17 Oct

Why More Data Doesn’t Mean Better Problem-Solving

As any manager can tell you, the hardest part of problem-solving isn’t always finding a solution: often, the hardest part is finding the problem. Down and dirty answers to perceived issues are usually ineffective at best; at worst, they can make a bad situation worse.

Problem-Solving in the Information Age

The availability of data in the modern age exacerbates the problem. Business leaders struggle daily with an overabundance of facts that seem to fit the scenario, but in reality may be superficial – connected by coincidence, if actually connected at all – or which tell only part of the story. The sheer weight of information can lead managers to assume that problem-solving complex dilemmas requires nothing more than sifting through collected information on the causes and effects of the issue.

There are holes in this theory, however. For starters, data—even objective data—tends to be static, whereas problems are more likely dynamic, especially when the human element is added in. A single perspective, no matter how well-documented, seldom if ever provides enough background information to accurately analyze a situation.

Which leads to another hole in the “all we need is more data” approach to problem-solving: namely, people are notorious for wearing blinders. It’s human nature: left to our own devices, we either home in on the facts that support what we (consciously or subconsciously) believe the problem to be … or we see where the bulk of the data lies, and focus on the aspects of the problem that best match the facts. Either way, the result is biased, and can point away from an actual solution.

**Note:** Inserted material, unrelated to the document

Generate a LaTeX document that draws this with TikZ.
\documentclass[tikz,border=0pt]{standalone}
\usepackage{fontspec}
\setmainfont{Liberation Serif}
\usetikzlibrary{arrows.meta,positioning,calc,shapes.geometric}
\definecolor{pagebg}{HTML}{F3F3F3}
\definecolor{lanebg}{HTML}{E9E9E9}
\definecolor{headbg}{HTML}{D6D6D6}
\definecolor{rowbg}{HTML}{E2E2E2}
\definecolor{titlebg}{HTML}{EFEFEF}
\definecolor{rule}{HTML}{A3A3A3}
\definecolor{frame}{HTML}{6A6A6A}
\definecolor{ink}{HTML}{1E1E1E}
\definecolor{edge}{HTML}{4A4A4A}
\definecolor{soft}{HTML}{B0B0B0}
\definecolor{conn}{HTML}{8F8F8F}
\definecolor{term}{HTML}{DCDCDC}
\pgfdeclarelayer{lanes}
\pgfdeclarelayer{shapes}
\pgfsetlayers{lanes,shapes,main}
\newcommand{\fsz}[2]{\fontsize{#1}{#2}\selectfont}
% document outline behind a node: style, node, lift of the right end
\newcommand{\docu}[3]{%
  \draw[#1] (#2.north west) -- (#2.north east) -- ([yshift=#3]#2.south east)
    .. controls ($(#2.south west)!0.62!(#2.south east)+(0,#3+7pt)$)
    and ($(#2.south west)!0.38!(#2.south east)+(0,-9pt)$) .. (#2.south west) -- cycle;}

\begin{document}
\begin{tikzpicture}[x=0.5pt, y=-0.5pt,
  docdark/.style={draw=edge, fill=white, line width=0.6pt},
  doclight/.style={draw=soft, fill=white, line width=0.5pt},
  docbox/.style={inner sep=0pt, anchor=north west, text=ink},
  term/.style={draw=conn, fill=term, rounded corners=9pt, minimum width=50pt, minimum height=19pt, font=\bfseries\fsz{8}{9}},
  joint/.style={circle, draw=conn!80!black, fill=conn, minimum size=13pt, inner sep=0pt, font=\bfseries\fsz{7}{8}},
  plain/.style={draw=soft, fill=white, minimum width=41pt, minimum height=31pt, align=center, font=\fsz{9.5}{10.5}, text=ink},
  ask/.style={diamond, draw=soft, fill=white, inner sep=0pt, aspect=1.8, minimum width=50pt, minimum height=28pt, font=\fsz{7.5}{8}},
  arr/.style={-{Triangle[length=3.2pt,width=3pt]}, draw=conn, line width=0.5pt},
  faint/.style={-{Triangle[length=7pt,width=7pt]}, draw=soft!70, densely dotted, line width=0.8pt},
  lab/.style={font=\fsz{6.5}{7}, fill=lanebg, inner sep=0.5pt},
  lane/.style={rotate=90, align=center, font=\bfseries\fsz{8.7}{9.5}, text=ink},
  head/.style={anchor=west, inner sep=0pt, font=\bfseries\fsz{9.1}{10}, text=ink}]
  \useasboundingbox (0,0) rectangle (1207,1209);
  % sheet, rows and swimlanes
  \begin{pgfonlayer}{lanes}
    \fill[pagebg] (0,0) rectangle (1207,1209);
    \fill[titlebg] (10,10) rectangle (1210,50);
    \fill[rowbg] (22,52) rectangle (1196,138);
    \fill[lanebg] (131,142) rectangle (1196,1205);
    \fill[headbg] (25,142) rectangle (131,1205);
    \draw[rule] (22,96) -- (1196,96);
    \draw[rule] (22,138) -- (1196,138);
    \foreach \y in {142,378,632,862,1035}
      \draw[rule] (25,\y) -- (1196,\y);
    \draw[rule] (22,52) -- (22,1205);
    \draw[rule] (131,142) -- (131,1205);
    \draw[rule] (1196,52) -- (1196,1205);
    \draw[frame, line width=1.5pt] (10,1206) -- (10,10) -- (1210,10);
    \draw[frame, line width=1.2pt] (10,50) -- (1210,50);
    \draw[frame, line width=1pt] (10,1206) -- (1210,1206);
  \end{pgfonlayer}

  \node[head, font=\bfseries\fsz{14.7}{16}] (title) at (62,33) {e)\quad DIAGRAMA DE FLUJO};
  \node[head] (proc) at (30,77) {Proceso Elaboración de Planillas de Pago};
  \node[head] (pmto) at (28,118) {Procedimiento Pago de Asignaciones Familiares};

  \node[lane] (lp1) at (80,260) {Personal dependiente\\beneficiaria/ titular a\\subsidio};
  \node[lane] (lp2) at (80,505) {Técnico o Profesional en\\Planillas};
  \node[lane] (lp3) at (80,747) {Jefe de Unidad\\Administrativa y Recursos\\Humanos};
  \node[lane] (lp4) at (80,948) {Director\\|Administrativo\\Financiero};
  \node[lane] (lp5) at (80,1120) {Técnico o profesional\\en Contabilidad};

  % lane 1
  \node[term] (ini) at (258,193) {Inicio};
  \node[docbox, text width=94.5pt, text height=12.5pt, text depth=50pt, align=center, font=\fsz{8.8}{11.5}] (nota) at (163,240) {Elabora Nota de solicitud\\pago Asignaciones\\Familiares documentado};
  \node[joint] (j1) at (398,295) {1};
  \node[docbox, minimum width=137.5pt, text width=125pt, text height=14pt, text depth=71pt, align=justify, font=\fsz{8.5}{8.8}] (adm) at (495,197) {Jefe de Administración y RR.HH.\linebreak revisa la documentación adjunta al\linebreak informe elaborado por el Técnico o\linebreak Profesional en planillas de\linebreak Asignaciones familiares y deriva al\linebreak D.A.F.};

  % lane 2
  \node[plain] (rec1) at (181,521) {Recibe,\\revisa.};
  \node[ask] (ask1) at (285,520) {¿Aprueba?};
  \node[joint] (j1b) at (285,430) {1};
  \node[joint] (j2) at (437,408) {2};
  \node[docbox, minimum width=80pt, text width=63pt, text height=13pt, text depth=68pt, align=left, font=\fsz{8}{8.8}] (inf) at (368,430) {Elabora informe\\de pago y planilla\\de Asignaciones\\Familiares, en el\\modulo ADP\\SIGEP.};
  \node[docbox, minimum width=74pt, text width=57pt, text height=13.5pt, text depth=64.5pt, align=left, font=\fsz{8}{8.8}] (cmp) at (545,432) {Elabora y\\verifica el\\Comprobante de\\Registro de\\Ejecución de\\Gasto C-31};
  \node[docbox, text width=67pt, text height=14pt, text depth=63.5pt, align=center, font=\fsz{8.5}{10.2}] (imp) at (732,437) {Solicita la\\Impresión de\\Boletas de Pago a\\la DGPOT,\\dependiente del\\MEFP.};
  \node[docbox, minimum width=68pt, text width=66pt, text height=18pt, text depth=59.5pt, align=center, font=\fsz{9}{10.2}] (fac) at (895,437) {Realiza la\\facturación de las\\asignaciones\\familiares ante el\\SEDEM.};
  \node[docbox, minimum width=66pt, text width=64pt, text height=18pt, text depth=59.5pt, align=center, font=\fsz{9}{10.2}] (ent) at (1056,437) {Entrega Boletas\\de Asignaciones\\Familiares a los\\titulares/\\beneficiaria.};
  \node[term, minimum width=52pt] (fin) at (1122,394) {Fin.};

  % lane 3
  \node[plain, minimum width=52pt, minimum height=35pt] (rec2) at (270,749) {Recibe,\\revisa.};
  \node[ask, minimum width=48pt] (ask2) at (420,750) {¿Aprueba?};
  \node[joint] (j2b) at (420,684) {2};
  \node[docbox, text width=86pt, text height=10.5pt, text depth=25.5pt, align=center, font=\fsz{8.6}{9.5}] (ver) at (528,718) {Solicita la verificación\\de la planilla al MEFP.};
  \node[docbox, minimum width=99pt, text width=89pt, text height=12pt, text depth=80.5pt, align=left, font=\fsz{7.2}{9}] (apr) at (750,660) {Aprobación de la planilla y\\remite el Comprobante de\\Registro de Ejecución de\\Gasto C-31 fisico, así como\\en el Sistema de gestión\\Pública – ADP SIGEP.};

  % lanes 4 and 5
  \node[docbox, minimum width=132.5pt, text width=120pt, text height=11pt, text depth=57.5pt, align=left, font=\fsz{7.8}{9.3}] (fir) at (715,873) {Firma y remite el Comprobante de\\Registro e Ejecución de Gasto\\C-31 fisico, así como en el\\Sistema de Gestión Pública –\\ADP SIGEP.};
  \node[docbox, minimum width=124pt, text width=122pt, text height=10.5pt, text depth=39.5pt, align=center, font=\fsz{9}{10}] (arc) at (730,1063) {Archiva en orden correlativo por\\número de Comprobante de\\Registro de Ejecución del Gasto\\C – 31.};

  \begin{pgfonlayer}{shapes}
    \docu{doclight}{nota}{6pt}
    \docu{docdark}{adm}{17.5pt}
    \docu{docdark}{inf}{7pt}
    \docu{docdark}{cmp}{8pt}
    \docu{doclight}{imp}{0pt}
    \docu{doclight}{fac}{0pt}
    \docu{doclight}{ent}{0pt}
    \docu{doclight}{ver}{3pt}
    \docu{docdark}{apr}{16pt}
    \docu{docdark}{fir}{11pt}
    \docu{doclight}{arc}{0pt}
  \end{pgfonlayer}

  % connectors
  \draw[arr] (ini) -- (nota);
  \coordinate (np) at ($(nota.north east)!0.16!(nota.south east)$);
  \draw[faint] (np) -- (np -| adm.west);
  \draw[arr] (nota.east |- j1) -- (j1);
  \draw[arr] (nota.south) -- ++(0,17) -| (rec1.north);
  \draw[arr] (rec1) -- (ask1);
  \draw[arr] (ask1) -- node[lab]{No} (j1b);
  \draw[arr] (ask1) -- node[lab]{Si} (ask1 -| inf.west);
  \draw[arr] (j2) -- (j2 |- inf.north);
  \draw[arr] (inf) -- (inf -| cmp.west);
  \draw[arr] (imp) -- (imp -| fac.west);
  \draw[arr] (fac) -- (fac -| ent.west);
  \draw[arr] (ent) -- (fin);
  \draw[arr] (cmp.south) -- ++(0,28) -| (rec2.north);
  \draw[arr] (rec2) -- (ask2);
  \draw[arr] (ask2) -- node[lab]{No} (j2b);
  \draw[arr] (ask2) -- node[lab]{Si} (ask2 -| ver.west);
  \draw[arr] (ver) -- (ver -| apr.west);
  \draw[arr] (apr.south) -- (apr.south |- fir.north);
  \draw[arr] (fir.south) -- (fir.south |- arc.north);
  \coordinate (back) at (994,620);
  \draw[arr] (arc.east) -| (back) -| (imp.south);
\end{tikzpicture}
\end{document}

“Facts” and “Truth” Are Not the Same Thing

For a timely example, consider credit card fraud: it’s big news these day, but where does it come from? If we concentrate solely on the most publicized information, it quickly becomes obvious that the lack of secure information—as evidenced by the recent Equifax breach, and countless others—has led to a sharp rise in criminal identity theft. The solution to the problem is equally obvious: online merchants in particular need to crack down on security at the check-out stage.

It’s all obvious. It’s all factual. And it’s also wrong.

Understand: data security is a real and growing concern. The Equifax incident drew considerable attention to the issue. And the rise in stolen personal data has been more or less echoed by a rise in criminal fraud. These are all facts … but they don’t represent the truth.

Because while criminal credit card fraud is real, the truth is that it represents a small percentage of fraud. Financial experts suggest that the bulk of fraudulent credit card chargebacks—as much as 70% or more—is actually perpetrated by existing customers.

What this means is that merchants needing to fight against credit card fraud, basing a solution on the most “obvious” problem wouldn’t solve anything … and in fact, would make the situation worse. For a true solution, one would have to look beyond the obvious, view the problem from all angles, and create a plan that strategically attacks the cause.

Problem-solving as a Leadership Skill

So if, as science philosopher Karl Popper succinctly stated, “All life is problem solving,” it stands to reason that the best problem-solvers are almost by definition the best leaders. These are the ones with the patience and acuity to see problems as they are, who aren’t convinced by “data-for-data’s sake,” and understand that analyzing data is at least as important or more important than collecting it. People who can reach around the most reported aspects and allegedly obvious causes.

Or to view it from the other end, the most effective leaders approach problem-solving as an opportunity, rather than a distraction. They see problem-solving as potential for growth, not merely something to be crossed off a list. True leaders see the totality of what the problem represents, and leverage that knowledge to improve practices and procedures that can lead to growth.